La mauvaise gestion historique des plastiques polluera la Terre pendant des millénaires. Ce peut être 20 000 ans comme 2000…
Jean-François Ghiglione, laboratoire d’océanologie de Banyuls-sur-Mer
La traque doit aussi changer d’échelle pour prendre en compte les nanoplastiques. Un défi technique. “Nos travaux démontrent une masse équivalente à celle des petits microplastiques dans les océans”, rapporte Jean-François Ghiglione. Des travaux récents ont prouvé par exemple leur capacité à pénétrer les racines de la laitue et du blé, jusqu’à migrer vers les parties comestibles. Mais les méthodes d’analyse ne sont pas prêtes pour les quantifier dans l’eau, l’air et le sol. “On pourra commencer à intégrer les nanoplastiques dans le bilan d’ici 3 à 5 ans”, estime Jeroen Sonke.
Le chercheur a utilisé son modèle pour projeter l’évolution du cycle du plastique, en simulant un rejet nul dans l’environnement à partir de 2025. Bilan : “L’héritage de la mauvaise gestion historique des plastiques polluera la Terre pendant encore des millénaires. Aux incertitudes près, ce peut être 20 000 ans comme 2 000…”

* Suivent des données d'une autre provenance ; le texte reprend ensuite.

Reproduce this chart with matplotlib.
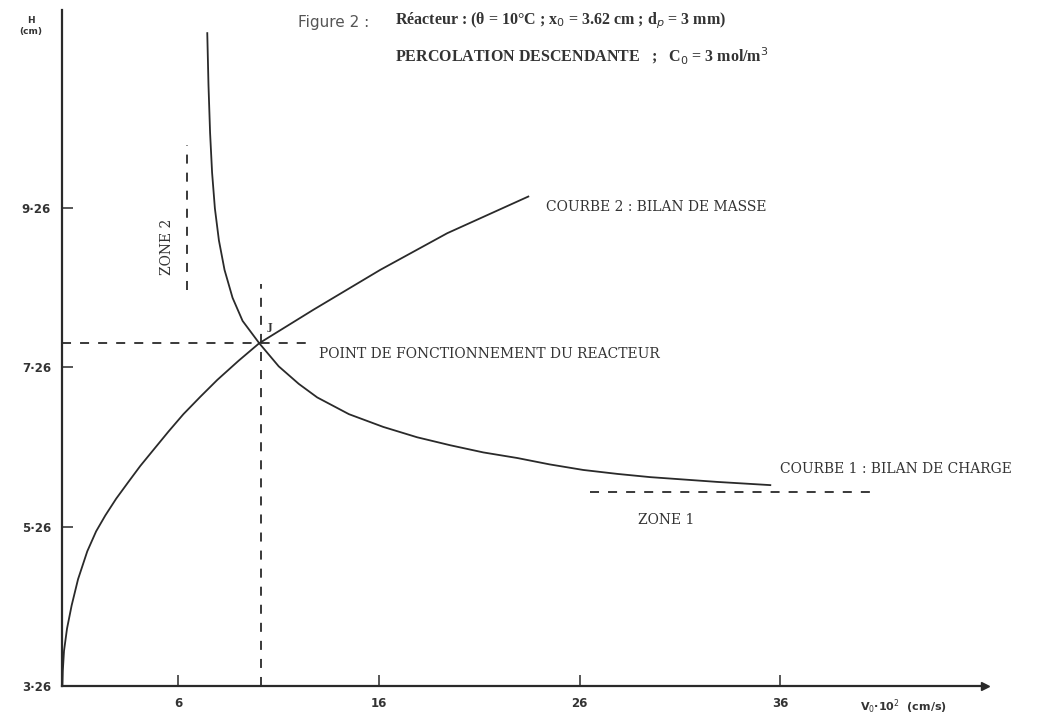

Dans ce tourbillon de modélisations, de relevés de terrain dans l’eau, le sol, l’air, la réponse à la grande question se refuse aux chercheurs : quelle est la durée de vie d’un morceau de plastique ? Et à la fin, les plus petits fragments sont-ils dégradés par la vie microbienne qui les colonise ? Finissent-ils par se dissoudre dans l’écosystème Terre ? La traque a pris la forme d’un zoom, d’une plongée vers l’infiniment petit. Elle se poursuit.